# New Electronic caller



## radar (Sep 7, 2012)

Im new to the forum and im need of help would like to buy a caller lower price range could any one recomend one or is thair a place where you can buy refurbished ones Thanks Mike


----------



## prairiewolf (Feb 19, 2012)

What kind of price are you wanting to pay? There is a guy on ebay that sells the western rivers predation for around $89 refurbished, but they are not the loudest e-calls


----------



## youngdon (Mar 10, 2010)

Welcome to the forum radar !
A price point would help, I certainly wouldn't recommend one of the real cheap callers to anyone. Try hand calls, we have several makers here ( check out the fancy banners) that will set you up with a custom call and also give you tips on how to use it.


----------



## pantherarms99 (Nov 2, 2011)

I HAVE A POWER DOGG BY PRIMOS, U CAN FIND IT ON THE NET FOR AROUND 80$, I THINK IT IS PLENTY LOUD, VERY TOUGH BUILT CALL AND SOME OF THE VOCALS ARE BY RANDY ANDERSON


----------



## azpredatorhunter (Jul 24, 2012)

Welcome! radar! I have a power dog! But I haven't used it yet. I would get a few hand calls first and save up some money for a good e-caller. Prairiewolf can hook you up with a call. "EW GAME CALLS"...good luck...


----------



## bar-d (Feb 3, 2010)

I currently use a Johnny Stewart wireless. It has a 100 yard or so remote range and there are a bunch of sound cards for it for hogs, deer and predators. I think they have come down to around $175 or so. Works well for me and I did not have to spend 4 to 5 hundred dollars.


----------



## aberry223 (Sep 16, 2012)

I just bought the alpha male by primos got it at FnTpost.com for 245$ has a lot of sounds going out this Friday with it to do some early night hunting .The reviews looked good and the sounds are good some are done by Randy Anderson . Good luck


----------



## ICOtec (Jul 12, 2012)

Here is a recent review on a $35 caller, new to the market. There is also a $70 model with 12 audio calls and 300 yard remote range that has even better feedback, take a look. There are videos on the site that list features and show set up. There are also new callers in development for 2013.

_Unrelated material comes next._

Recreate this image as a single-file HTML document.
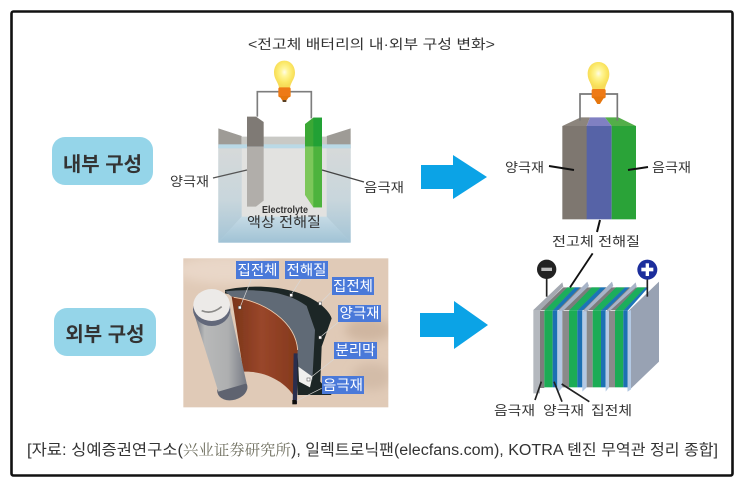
<!DOCTYPE html>
<html lang="ko"><head><meta charset="utf-8"><title>전고체 배터리</title>
<style>
html,body{margin:0;padding:0;background:#fff;width:743px;height:487px;overflow:hidden}
svg{display:block}
text{font-family:"Liberation Sans","Noto Sans CJK KR",sans-serif;fill:#333}
</style></head><body>
<svg xmlns="http://www.w3.org/2000/svg" width="743" height="487" viewBox="0 0 743 487">
<defs>
<filter id="b" x="-5%" y="-5%" width="110%" height="110%"><feGaussianBlur stdDeviation="0.5"/></filter>
<filter id="b3" x="-100%" y="-100%" width="300%" height="300%"><feGaussianBlur stdDeviation="14"/></filter>
<clipPath id="photo"><rect x="25" y="25" width="615" height="447"/></clipPath>
<radialGradient id="bulb" cy=".42"><stop offset="0" stop-color="#fffbe8"/><stop offset=".3" stop-color="#fff69a"/><stop offset=".75" stop-color="#fbe765"/><stop offset="1" stop-color="#f7dc58"/></radialGradient>
<linearGradient id="beakS" x1="0" x2="0" y1="0" y2="1"><stop offset="0" stop-color="#d6d9d9"/><stop offset=".55" stop-color="#c8d6dc"/><stop offset="1" stop-color="#a3c4d6"/></linearGradient>
<linearGradient id="beakB" x1="0" x2="0" y1="0" y2="1"><stop offset="0" stop-color="#c6dbe5"/><stop offset="1" stop-color="#a0c2d5"/></linearGradient>
<linearGradient id="cyl" x1="0" x2="1" y1="0" y2="0"><stop offset="0" stop-color="#6a6f7c"/><stop offset=".2" stop-color="#b8b9b9"/><stop offset=".65" stop-color="#aeafb0"/><stop offset="1" stop-color="#767a84"/></linearGradient>
<linearGradient id="brown" x1="0" x2="1" y1="0" y2="0"><stop offset="0" stop-color="#7a3519"/><stop offset=".45" stop-color="#99462a"/><stop offset="1" stop-color="#84391c"/></linearGradient>
</defs>

<rect x="11.5" y="11.5" width="721" height="464" rx="2" fill="#fff" stroke="#111" stroke-width="2.6"/>

<text x="248" y="49" font-size="13.5" textLength="247" lengthAdjust="spacingAndGlyphs" fill="#222">&lt;전고체 배터리의 내·외부 구성 변화&gt;</text>

<!-- pills -->
<rect x="52" y="137" width="101" height="48" rx="13" fill="#95d5e9"/>
<text x="102.500" y="171" font-size="20" font-weight="700" text-anchor="middle" fill="#17242b">내부 구성</text>
<rect x="54" y="308" width="102" height="48" rx="13" fill="#95d5e9"/>
<text x="105" y="341" font-size="20" font-weight="700" text-anchor="middle" fill="#17242b">외부 구성</text>

<!-- arrows -->
<polygon points="421,165 453,165 453,155 487,177 453,199 453,189 421,189" fill="#0ba3e6"/>
<polygon points="420,313 454,313 454,301 488,325 454,349 454,337 420,337" fill="#0ba3e6"/>

<!-- top-left cell -->
<g transform="translate(150,50) scale(.33333)">
<g filter="url(#b)">
<polygon points="205,235 275,258 275,295 205,295" fill="#9e9b96"/>
<polygon points="602,235 530,258 530,295 602,295" fill="#9e9b96"/>
<polygon points="275,260 530,260 530,290 275,290" fill="#c9c9c5"/>
<rect x="205" y="290" width="397" height="288" fill="#c2d7e2"/>
<rect x="205" y="283" width="397" height="12" fill="#bad9e6"/>
<polygon points="205,295 275,295 275,500 205,578" fill="url(#beakS)"/>
<polygon points="602,295 530,295 530,500 602,578" fill="url(#beakS)"/>
<polygon points="275,500 530,500 602,578 205,578" fill="url(#beakB)"/>
<rect x="275" y="295" width="255" height="205" fill="#e2e2e0"/>
<polygon points="291,200 318,200 341,216 341,290 291,290" fill="#7f7a74"/>
<polygon points="291,290 341,290 341,452 318,470 291,470" fill="#b1aeaa"/>
<polygon points="465,222 490,203 516,203 516,290 465,290" fill="#3aa836"/>
<polygon points="490,203 516,203 516,290 490,290" fill="#23a136"/>
<polygon points="465,290 516,290 516,472 490,472 465,435" fill="#7bc75a"/>
<polygon points="490,290 516,290 516,472 490,472" fill="#4db33e"/>
<path d="M322,200V125H484V205" fill="none" stroke="#7d7d7d" stroke-width="5"/>
<path d="M403,32 C382,32 372,50 372,68 C372,88 385,96 387,114 H420 C422,96 435,88 435,68 C435,50 424,32 403,32Z" fill="url(#bulb)"/>
<rect x="385" y="112" width="37" height="30" rx="5" fill="#ee7a12"/>
<polygon points="388,138 419,138 406,156 400,156" fill="#e57610"/>
<rect x="398" y="150" width="11" height="6" fill="#5a4020"/>
</g>
</g>
<text x="189.500" y="186" font-size="13" text-anchor="middle" textLength="39" lengthAdjust="spacingAndGlyphs">양극재</text>
<path d="M213,178 L247,170" stroke="#555" stroke-width="1.4"/>
<path d="M322,170 L364,182" stroke="#444" stroke-width="1.4"/>
<text x="384" y="192" font-size="13" text-anchor="middle" textLength="40" lengthAdjust="spacingAndGlyphs">음극재</text>
<text x="262" y="213" font-size="10" font-weight="700" fill="#555" textLength="46" lengthAdjust="spacingAndGlyphs">Electrolyte</text>
<text x="247" y="227" font-size="14" fill="#444" textLength="74" lengthAdjust="spacingAndGlyphs">액상 전해질</text>

<!-- top-right cell -->
<g transform="translate(490,50) scale(.33333)">
<g filter="url(#b)">
<polygon points="217,228 272,202 300,202 290,228" fill="#8c857d"/>
<polygon points="300,202 345,202 365,228 290,228" fill="#8080c2"/>
<polygon points="345,202 385,202 438,228 365,228" fill="#53ae4a"/>
<rect x="217" y="228" width="74" height="280" fill="#7e776f"/>
<rect x="290" y="228" width="75" height="280" fill="#5763a7"/>
<rect x="365" y="228" width="73" height="280" fill="#29a338"/>
<path d="M270,212V132H382V212" fill="none" stroke="#777" stroke-width="5"/>
<path d="M325,36 C305,36 293,52 293,72 C293,92 305,100 307,118 H345 C347,100 358,92 358,72 C358,52 345,36 325,36Z" fill="url(#bulb)"/>
<rect x="305" y="117" width="42" height="28" rx="5" fill="#ee7a12"/>
<polygon points="308,140 344,140 330,162 322,162" fill="#e57610"/>
</g>
</g>
<text x="524.500" y="172" font-size="13" text-anchor="middle" textLength="39" lengthAdjust="spacingAndGlyphs">양극재</text>
<path d="M549,166 L574,170" stroke="#111" stroke-width="2"/>
<text x="671.500" y="172" font-size="13" text-anchor="middle" textLength="39" lengthAdjust="spacingAndGlyphs">음극재</text>
<path d="M648,167 L628,170" stroke="#111" stroke-width="2"/>
<path d="M600,220 L597,232" stroke="#111" stroke-width="2"/>
<text x="596" y="246" font-size="13" text-anchor="middle" textLength="88" lengthAdjust="spacingAndGlyphs">전고체 전해질</text>

<!-- bottom-left photo -->
<g transform="translate(175,250) scale(.33333)">
<rect x="25" y="25" width="615" height="447" fill="#e0cab7"/>
<g clip-path="url(#photo)">
<g filter="url(#b3)">
<ellipse cx="580" cy="240" rx="70" ry="35" fill="#cfb6a0"/>
<ellipse cx="590" cy="380" rx="60" ry="40" fill="#d3bca8"/>
<ellipse cx="150" cy="60" rx="150" ry="40" fill="#e9d7c8"/>
</g>
</g>
<g filter="url(#b)">
<path d="M150,120 C230,102 350,105 425,155 C450,172 465,190 470,205 L440,290 L436,395 L470,435 L368,435 L360,300 C350,200 260,150 150,130Z" fill="#1f2825"/>
<path d="M150,124 C240,115 335,122 395,168 L420,240 L412,390 L370,350 C370,240 280,150 170,140Z" fill="#616a76"/>
<path d="M370,350 L412,380 L405,412 L372,395Z" fill="#f0f0ee"/>
<path d="M170,140 C270,150 360,220 368,300 L358,440 C330,395 270,362 205,365Z" fill="url(#brown)"/>
<path d="M176,142 C270,155 362,215 368,300" fill="none" stroke="#f3cfb0" stroke-width="2.500"/>
<path d="M356,310 L353,462 L366,462 L368,310Z" fill="#2c2d4e"/>
<ellipse cx="172" cy="417" rx="46" ry="33" fill="#5f6470" transform="rotate(-15 172 417)"/>
<polygon points="57,190 163,168 215,400 130,425" fill="url(#cyl)"/>
<ellipse cx="110" cy="178" rx="56" ry="50" fill="#62677a"/>
<ellipse cx="110" cy="165" rx="55" ry="48" fill="#eceae8"/>
<path d="M80,182 Q110,195 140,170" fill="none" stroke="#8b8a88" stroke-width="5"/>
<path d="M230,85 L195,172 M380,85 L348,135 M470,125 L435,160 M492,215 L435,262 M480,325 L400,388 M440,415 L358,456" stroke="#d8d8d8" stroke-width="2" fill="none"/>
<g fill="#fff" stroke="#444" stroke-width="1.500">
<rect x="190" y="168" width="9" height="9"/><rect x="344" y="131" width="9" height="9"/><rect x="431" y="156" width="9" height="9"/><rect x="431" y="258" width="9" height="9"/><rect x="396" y="384" width="9" height="9"/>
</g>
<rect x="352" y="450" width="13" height="13" fill="#111"/>
</g>
</g>
<g fill="#4a79d9">
<rect x="236" y="261" width="43" height="18"/>
<rect x="285" y="261" width="43" height="18"/>
<rect x="332" y="277" width="42" height="18"/>
<rect x="338" y="305" width="43" height="17"/>
<rect x="334" y="342" width="43" height="17"/>
<rect x="322" y="376" width="42" height="18"/>
</g>
<g font-size="14" text-anchor="middle">
<text x="257.500" y="275" style="fill:#fff" textLength="40" lengthAdjust="spacingAndGlyphs">집전체</text>
<text x="306.500" y="275" style="fill:#fff" textLength="40" lengthAdjust="spacingAndGlyphs">전해질</text>
<text x="353" y="291" style="fill:#fff" textLength="40" lengthAdjust="spacingAndGlyphs">집전체</text>
<text x="359.500" y="318" style="fill:#fff" textLength="40" lengthAdjust="spacingAndGlyphs">양극재</text>
<text x="355.500" y="355" style="fill:#fff" textLength="40" lengthAdjust="spacingAndGlyphs">분리막</text>
<text x="343" y="390" style="fill:#fff" textLength="40" lengthAdjust="spacingAndGlyphs">음극재</text>
</g>

<!-- bottom-right stack -->
<g transform="translate(480,250) scale(.33333)">
<g filter="url(#b)">
<!-- top depth -->
<polygon points="180,180 250,112 500,112 443,180" fill="#7c7c7c"/>
<g>
<polygon points="193,182 262,112 285,112 218,182" fill="#1fae5c"/>
<polygon points="218,182 285,112 300,112 232,182" fill="#1f75b8"/>
<polygon points="267,182 335,112 362,112 292,182" fill="#1fae5c"/>
<polygon points="292,182 362,112 378,112 307,182" fill="#1f75b8"/>
<polygon points="338,182 408,112 435,112 363,182" fill="#1fae5c"/>
<polygon points="363,182 435,112 448,112 377,182" fill="#1f75b8"/>
<polygon points="405,182 472,112 497,112 430,182" fill="#1fae5c"/>
<polygon points="430,182 497,112 505,112 443,182" fill="#1f75b8"/>
</g>
<!-- separators rising -->
<polygon points="160,180 247,97 250,110 180,182" fill="#a4a9b1"/>
<polygon points="232,185 322,95 327,108 247,185" fill="#a8b4c8"/>
<polygon points="307,185 396,95 400,108 320,185" fill="#a8b4c8"/>
<polygon points="377,185 467,97 470,110 387,185" fill="#a8b4c8"/>
<!-- fronts -->
<polygon points="160,180 180,180 180,430 160,430" fill="#b4b8be"/>
<rect x="180" y="182" width="13" height="232" fill="#7d7d7d"/>
<rect x="193" y="182" width="25" height="230" fill="#1cac54"/>
<rect x="218" y="182" width="14" height="230" fill="#1f70b3"/>
<polygon points="232,182 247,182 247,412 232,430" fill="#b3c9e4"/>
<rect x="247" y="182" width="20" height="230" fill="#8a8a8a"/>
<rect x="267" y="182" width="25" height="230" fill="#1cac54"/>
<rect x="292" y="182" width="15" height="230" fill="#1f70b3"/>
<polygon points="307,185 320,185 320,412 307,425" fill="#b3c9e4"/>
<rect x="320" y="182" width="18" height="230" fill="#8a8a8a"/>
<rect x="338" y="182" width="25" height="230" fill="#1cac54"/>
<rect x="363" y="182" width="14" height="230" fill="#1f70b3"/>
<polygon points="377,185 387,185 387,412 377,425" fill="#b3c9e4"/>
<rect x="387" y="182" width="18" height="230" fill="#8a8a8a"/>
<rect x="405" y="182" width="25" height="230" fill="#1cac54"/>
<rect x="430" y="182" width="13" height="230" fill="#1f70b3"/>
<polygon points="443,185 537,95 537,335 443,425" fill="#98a2b3"/>
<polygon points="443,185 453,180 453,418 443,425" fill="#b3c9e4"/>
<path d="M200,140V80" stroke="#222" stroke-width="5"/>
<path d="M502,140V85" stroke="#222" stroke-width="5"/>
<circle cx="200" cy="58" r="29" fill="#222"/>
<circle cx="502" cy="59" r="30" fill="#1f2f9c"/>
<rect x="184" y="53" width="32" height="10" fill="#bbb"/>
<rect x="484" y="53" width="36" height="11" fill="#fff"/>
<rect x="497" y="40" width="10" height="38" fill="#fff"/>
</g>
<path d="M338,10 L270,112" stroke="#111" stroke-width="5.500"/>
<path d="M184,395 L165,450" stroke="#222" stroke-width="5"/>
<path d="M222,395 L246,455" stroke="#222" stroke-width="5"/>
<path d="M245,402 L328,455" stroke="#222" stroke-width="5"/>
</g>
<text x="494" y="415" font-size="13" textLength="41" lengthAdjust="spacingAndGlyphs">음극재</text>
<text x="543" y="415" font-size="13" textLength="41" lengthAdjust="spacingAndGlyphs">양극재</text>
<text x="591" y="415" font-size="13" textLength="41" lengthAdjust="spacingAndGlyphs">집전체</text>

<!-- footer -->
<text x="27" y="455" font-size="15.500" textLength="156" lengthAdjust="spacingAndGlyphs" fill="#222">[자료: 싱예증권연구소(</text>
<text x="183" y="455" font-size="15" textLength="108" lengthAdjust="spacingAndGlyphs" style="font-family:'Noto Serif CJK SC',serif;fill:#6f6f5f">兴业证券研究所</text>
<text x="291" y="455" font-size="15.500" textLength="427" lengthAdjust="spacingAndGlyphs" fill="#222">), 일렉트로닉팬(elecfans.com), KOTRA 톈진 무역관 정리 종합]</text>
</svg>
</body></html>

http://scraphorn.proboards.com/index.cgi?action=display&board=gear&thread=6066


----------



## JTKillough (May 4, 2010)

Pick up a Cass Creek hand held caller... http://www.allpredatorcalls.com/products/Cass-Creek-Predator-Ampli-Fire-Game-Call-Predator-Call-119.html ...with ten sounds and a few mouth calls. Squawk on your mouth call till you see a varmint coming, then hit the go button on the Cass and ready yourself for the shot/fun and excitement. I think they only run about $45 and are plenty loud. Trust me, this scenario works!


----------